This progression in technology has been accompanied by increasing amounts of fossil fuel burnt en route. The engines of the Saturn V rocket used for Apollo 11 produced a power of 34 meganewtons, and they burnt about 2,000 tonnes of fuel in just under three minutes.
In today's climate of environmental concern, it is reassuring to discover that future horizons of powered flight may be more eco-friendly. Solar Impulse is a solar-powered plane that could conceivably fly indefinitely, because the power generated by its solar panels is sufficient to store enough energy to keep the craft aloft during the night.
But perhaps the future dimension of powered personal flight is best expressed by Manfred Ruhmer and his work at the company Icaro 2000, famous for its world-leading hang gliders. Ruhmer has utilized the massive advances in accumulator technology to create an electric motor capable of powering a microlight.
Batteries have in fact long been the stumbling block for the pioneers of electric flight. The heavy lead batteries that we use in cars just don't produce enough current to get a plane airborne.
The technology for Ruhmer's electric aircraft was actually initially developed for aeromodellers. Manfred worked on a brushless, external rotor motor, with a high efficiency due to the fact that the only source of friction consists of the two ball-races bearing the shaft. A regulator is used to control engine speed, and the large-diameter propeller was designed for use at relatively low revs to decrease noise and increase efficiency.

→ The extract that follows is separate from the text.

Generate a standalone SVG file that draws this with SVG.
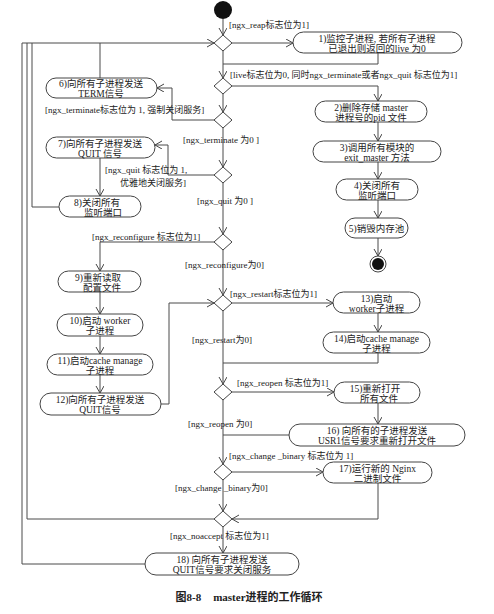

Manfred Ruhmer has applied this technology to several aircraft, such as the Swift, the most advanced foot-launched glider in existence, and paragliders, using a motorized harness. But it is the Trike that has really brought electric flight to a dimension of fun, simplicity and safety. Manfred designed a light and simple three-wheeled frame that carries pilot, engine and control equipment, and added a hang-glider wing and control bar. The result is a machine that can be transported to a take-off field by car, assembled and flown with maximum simplicity. Its low speed makes take-off and landing comparitively easy, and in flight it is docile and supremely manoeuvrable. Manfred regularly takes off, climbs for a few minutes, reaches a thermal, switches off the motor, and uses the upcurrents to carry on flying. When the thermals run out, he can glide back down to land, or switch on the motor again. After landing, a rapid charger recharges his lithium-ion polymer batteries, and in just fifteen minutes he is ready to go again, ready for another trip into the dimension of silence, wind in his hair, sharing the sky with swallows and eagles in the golden light of the early evening.
Manfred is constantly engaged in demonstrating the potential of electric flight at airshows in Italy, his native Austria, and elsewhere in Europe. He is also one of the most successful hang glider pilots of all time (he holds the record for the longest flight ever made in a hang glider, 701 km), and so he makes flying the Electro-Trike look very simple. He turns up the revs regulator, takes off smoothly, and then circles the field, wheels and wingtips skimming the grass, skipping over the trees before pushing out on the control bar and climbing into the deep blue. But in terms of technique, electric flying is accessible to everyone.
As Manfred himself points out, the development of electric flight has repeated the progress of the Wright brothers and their contemporaries. People had been trying to fly for years using the power plants available to them, but it was only when steam power had been supplanted by a light and reliable petrol engine that flying became feasible. In the same way, electric flight has at last become possible with the development of light, powerful, quick-charging batteries. Petrol engines still win the day when it comes to range and duration. But the cleanness and silence of the Electro-Trike suggests that it could be the future of personal flight. Like a bicycle of the skies.